Splunk Enterprise Security, a separately licensed SIEM application for users of the Splunk Enterprise platform, has been generally available for more than three years. Its customers include Nasdaq, ASICS, PCSU and Aflac. Splunk also has security orchestration and end-user behavior analytics applications.
However, some former Splunk shops are willing to wait for Elastic SIEM features, because the price is right. Splunk's list pricing starts at $150 per gigabyte, per day, with volume discounts for larger amounts of data. Splunk Enterprise Security requires Splunk Enterprise and can't be purchased as a stand-alone product. But users must license Splunk Enterprise Security separately and also pay separately for Enterprise Security data indexing.
All of that added up for Oak Ridge National Lab (ORNL), which phased out its Splunk implementation in favor of Elastic over the last three years.
"We were paying for 600 [GB] to 700 GB per day with Splunk, which meant we were lousy co-workers to our IT group, because we had to tell them, 'Send us this field, not that field,' and limit the data ingestion severely," said John Gerber, principal cybersecurity analyst at Reston, Va., systems integrator SAIC, who has worked as a dedicated consultant at ORNL since 2001. "If we went beyond our monthly limit more than three times in a month, we would lose access to our data unless we called a Splunk sales rep."
ORNL started working with Elastic in 2014, and by two months ago phased out Splunk completely for security analytics data ingestion, which it managed with an in-house interface. Gerber estimated ORNL pays Elastic less than half the yearly cost for 1.2 TB of data ingestion per day that it paid for 600 GB to 700 GB per day of Splunk data ingestion. It also doesn't have to pay separately for Elastic data stored in its development environment.
More data, more useful info
John GerberPrincipal cybersecurity analyst, SAIC
The ability to store more data is key to get a complete picture of the IT environment for ORNL, which will make Elastic SIEM available to its IT ops groups, along with security engineers.
"Where does security data end?" Gerber said. "We recently caught a security issue because of higher-than-normal CPU utilization. Anything abnormal can be a security issue, and IT ops may see things the security staff doesn't recognize as a problem."

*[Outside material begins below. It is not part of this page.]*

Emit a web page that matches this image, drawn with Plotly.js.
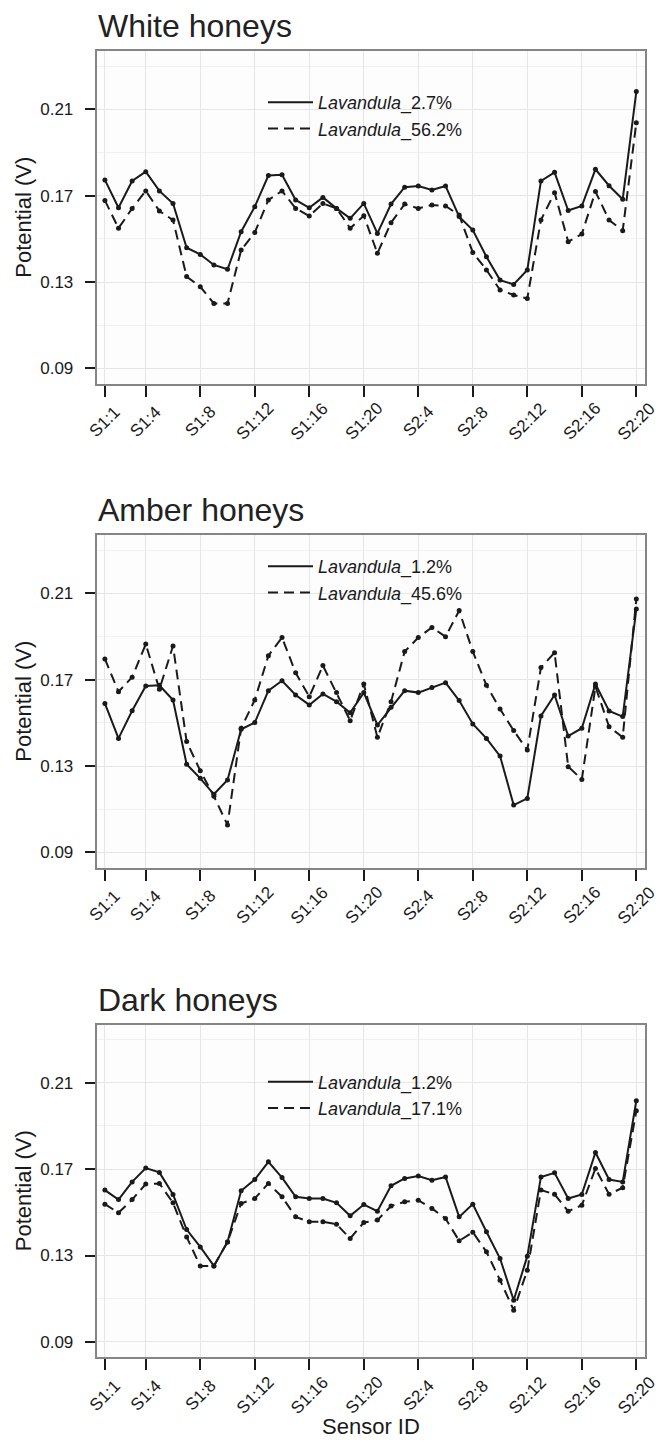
<!DOCTYPE html>
<html>
<head>
<meta charset="utf-8">
<script src="https://cdn.plot.ly/plotly-3.0.1.min.js"></script>
<style>html,body{margin:0;padding:0;background:#fff;}</style>
</head>
<body>
<div id="chart" style="width:661px;height:1453px;"></div>
<script>
// ---- data ----
const sensors = ['S1:1','S1:2','S1:3','S1:4','S1:5','S1:6','S1:7','S1:8','S1:9','S1:10',
  'S1:11','S1:12','S1:13','S1:14','S1:15','S1:16','S1:17','S1:18','S1:19','S1:20',
  'S2:1','S2:2','S2:3','S2:4','S2:5','S2:6','S2:7','S2:8','S2:9','S2:10',
  'S2:11','S2:12','S2:13','S2:14','S2:15','S2:16','S2:17','S2:18','S2:19','S2:20'];
const tickLabels = ['S1:1','S1:4','S1:8','S1:12','S1:16','S1:20','S2:4','S2:8','S2:12','S2:16','S2:20'];
const yTicks = [0.09, 0.13, 0.17, 0.21];
const panelTitles = ['White honeys', 'Amber honeys', 'Dark honeys'];
const seriesNames = [
  ['<i>Lavandula</i>_2.7%', '<i>Lavandula</i>_56.2%'],
  ['<i>Lavandula</i>_1.2%', '<i>Lavandula</i>_45.6%'],
  ['<i>Lavandula</i>_1.2%', '<i>Lavandula</i>_17.1%']
];
const white_lav2_7 = [0.1773,0.1644,0.1768,0.1811,0.1722,0.1664,0.1459,0.1428,0.1379,0.1359,
  0.1533,0.1649,0.1793,0.1797,0.1680,0.1644,0.1692,0.1641,0.1595,0.1664,
  0.1525,0.1661,0.1739,0.1745,0.1726,0.1745,0.1603,0.1541,0.1417,0.1309,
  0.1289,0.1356,0.1768,0.1808,0.1631,0.1652,0.1822,0.1746,0.1683,0.2182];
const white_lav56_2 = [0.1678,0.1549,0.1641,0.1722,0.1629,0.1587,0.1325,0.1278,0.1201,0.1201,
  0.1448,0.1529,0.1680,0.1722,0.1641,0.1606,0.1664,0.1641,0.1549,0.1607,
  0.1433,0.1575,0.1661,0.1641,0.1657,0.1652,0.1610,0.1437,0.1356,0.1263,
  0.1240,0.1224,0.1587,0.1714,0.1487,0.1522,0.1719,0.1587,0.1538,0.2038];
const amber_lav1_2 = [0.1590,0.1428,0.1556,0.1671,0.1674,0.1606,0.1308,0.1243,0.1169,0.1235,
  0.1470,0.1501,0.1649,0.1695,0.1629,0.1583,0.1634,0.1598,0.1547,0.1640,
  0.1490,0.1572,0.1649,0.1640,0.1664,0.1686,0.1603,0.1495,0.1428,0.1346,
  0.1119,0.1150,0.1532,0.1629,0.1439,0.1475,0.1680,0.1555,0.1529,0.2027];
const amber_lav45_6 = [0.1796,0.1644,0.1711,0.1865,0.1655,0.1856,0.1413,0.1278,0.1160,0.1027,
  0.1475,0.1606,0.1811,0.1895,0.1732,0.1621,0.1765,0.1640,0.1510,0.1680,
  0.1433,0.1598,0.1830,0.1895,0.1942,0.1899,0.2020,0.1830,0.1674,0.1564,
  0.1464,0.1374,0.1756,0.1825,0.1297,0.1238,0.1668,0.1482,0.1433,0.2074];
const dark_lav1_2 = [0.1603,0.1559,0.1641,0.1705,0.1685,0.1583,0.1420,0.1340,0.1252,0.1363,
  0.1600,0.1652,0.1734,0.1661,0.1572,0.1564,0.1564,0.1544,0.1484,0.1536,
  0.1505,0.1623,0.1657,0.1668,0.1649,0.1664,0.1479,0.1538,0.1410,0.1286,
  0.1093,0.1297,0.1664,0.1683,0.1564,0.1583,0.1777,0.1652,0.1641,0.2017];
const dark_lav17_1 = [0.1538,0.1498,0.1559,0.1631,0.1634,0.1544,0.1386,0.1251,0.1251,0.1363,
  0.1541,0.1564,0.1634,0.1572,0.1479,0.1456,0.1456,0.1445,0.1379,0.1453,
  0.1464,0.1529,0.1549,0.1556,0.1518,0.1471,0.1368,0.1408,0.1317,0.1186,
  0.1047,0.1232,0.1603,0.1584,0.1505,0.1533,0.1703,0.1584,0.1614,0.1970];
const panelData = [[white_lav2_7, white_lav56_2],[amber_lav1_2, amber_lav45_6],[dark_lav1_2, dark_lav17_1]];

// ---- layout helpers (pixels -> paper) ----
const W = 661, H = 1453;
const px = v => v / W;
const py = v => 1 - v / H;
const panelTop = [51, 535, 1024.5];
const legendTop = [33, 13, 39];
const panelH = 332.5;
const xLeft = 96.7, xRight = 644.5;
const INK = '#1a1a1a';
const FONT = 'Liberation Sans, Arial, Helvetica, sans-serif';
const dashes = ['solid', '10px,6px'];

const traces = [];
const layout = {
  width: W, height: H,
  margin: {l: 0, r: 0, t: 0, b: 0},
  paper_bgcolor: '#ffffff',
  plot_bgcolor: '#fdfdfd',
  font: {family: FONT, color: INK},
  showlegend: true,
  annotations: []
};

for (let p = 0; p < 3; p++) {
  const sfx = p === 0 ? '' : String(p + 1);
  const xa = 'x' + sfx, ya = 'y' + sfx;
  const leg = 'legend' + sfx;
  for (let s = 0; s < 2; s++) {
    traces.push({
      type: 'scatter', mode: 'lines+markers',
      x: sensors, y: panelData[p][s], xaxis: xa, yaxis: ya,
      line: {color: INK, width: 2, dash: dashes[s]},
      marker: {color: INK, size: 5},
      showlegend: false, hoverinfo: 'skip'
    });
    traces.push({
      type: 'scatter', mode: 'lines',
      x: [null], y: [null], xaxis: xa, yaxis: ya,
      name: seriesNames[p][s], legend: leg,
      line: {color: INK, width: 2, dash: dashes[s]},
      showlegend: true
    });
  }
  const top = panelTop[p], bot = top + panelH;
  layout['xaxis' + sfx] = {
    type: 'category', categoryorder: 'array', categoryarray: sensors,
    range: [-0.6, 39.6], domain: [px(xLeft), px(xRight)], anchor: ya,
    tickmode: 'array', tickvals: tickLabels, ticktext: tickLabels,
    showticklabels: false,
    ticks: 'outside', ticklen: 11, tickwidth: 2, tickcolor: INK,
    showgrid: true, gridcolor: '#e6e6e6', gridwidth: 1,
    showline: true, linecolor: '#858585', linewidth: 2, mirror: true,
    zeroline: false, fixedrange: true,
    title: {text: ''}
  };
  layout['yaxis' + sfx] = {
    range: [0.083, 0.237], domain: [py(bot), py(top)], anchor: xa,
    tickmode: 'array', tickvals: yTicks, tickformat: '.2f',
    tickfont: {size: 17, color: INK, family: FONT},
    ticks: 'outside', ticklen: 10, tickwidth: 2, tickcolor: INK,
    ticklabelstandoff: 8,
    showgrid: true, gridcolor: '#e6e6e6', gridwidth: 1,
    minor: {tickmode: 'array', tickvals: [0.11, 0.15, 0.19, 0.23], showgrid: true, gridcolor: '#f1f1f1', gridwidth: 1, ticks: ''},
    showline: true, linecolor: '#858585', linewidth: 2, mirror: true,
    zeroline: false, fixedrange: true,
    title: {text: 'Potential (V)', font: {size: 22, color: INK, family: FONT}, standoff: 3}
  };
  layout[leg] = {
    x: px(263), xanchor: 'left', y: py(top + legendTop[p]), yanchor: 'top',
    bgcolor: 'rgba(0,0,0,0)', borderwidth: 0,
    font: {size: 18, color: INK, family: FONT},
    itemwidth: 45, tracegroupgap: 0
  };
  layout.annotations.push({
    text: panelTitles[p], xref: 'paper', yref: 'paper',
    x: px(xLeft - 1), y: py(top - 5), xanchor: 'left', yanchor: 'bottom',
    showarrow: false, font: {size: 32, color: '#222222', family: FONT}
  });
  // rotated x tick labels, centred under each tick (as in the original)
  tickLabels.forEach(lbl => {
    layout.annotations.push({
      text: lbl, xref: xa, yref: 'paper', x: lbl, y: py(bot + 38),
      xanchor: 'center', yanchor: 'middle', textangle: -45,
      showarrow: false, font: {size: 17, color: INK, family: FONT}
    });
  });
}
layout.annotations.push({
  text: 'Sensor ID', xref: 'paper', yref: 'paper',
  x: px((xLeft + xRight) / 2), y: py(1426), xanchor: 'center', yanchor: 'middle',
  showarrow: false, font: {size: 22, color: INK, family: FONT}
});

Plotly.newPlot('chart', traces, layout, {displayModeBar: false, staticPlot: true});
</script>
</body>
</html>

Another Elastic customer, KeyBank, has primarily used the Elastic Stack as a tool to feed AIOps data to Moogsoft. It too plans to test the Elastic SIEM, in part, because Elastic SIEM data is stored using the Elastic Common Schema, introduced earlier this year, which could standardize the data format for IT ops and security data. KeyBank, like ORNL, found it a cheaper alternative to Splunk, but must also weigh the cost of security data ingestion.
"Elastic isn't free. In addition to licensing, we have to buy the infrastructure to support security data," said Mick Miller, senior DevOps architect at the financial services company in Cleveland. "But a unified monitoring platform that locks everything down into one schema is what really excites me."
Elastic SIEM awaits Endgame
Both Gerber and Miller said the most intriguing feature of the Elastic SIEM has yet to be delivered -- its integration with Endgame, an endpoint security company Elastic Inc. said it would acquire in early June 2019. That acquisition hasn't yet closed, and Elastic is tight-lipped about its plans to combine Endgame with Elastic SIEM, but users see the writing on the wall.
"Our security team already knows Endgame," Miller said. "We had been looking at other SIEM products with Elasticsearch on the back end, but Endgame is very compelling."
ORNL's Gerber echoed Miller's sentiment that Elastic SIEM is a start, but Endgame integration is the true long-term appeal for the app.
"Endpoint logs and threat detection capabilities end up being essential to security, as well," Gerber said. "Endgame would take that a step further with next-generation malware detection."
Splunk declined to comment for this article.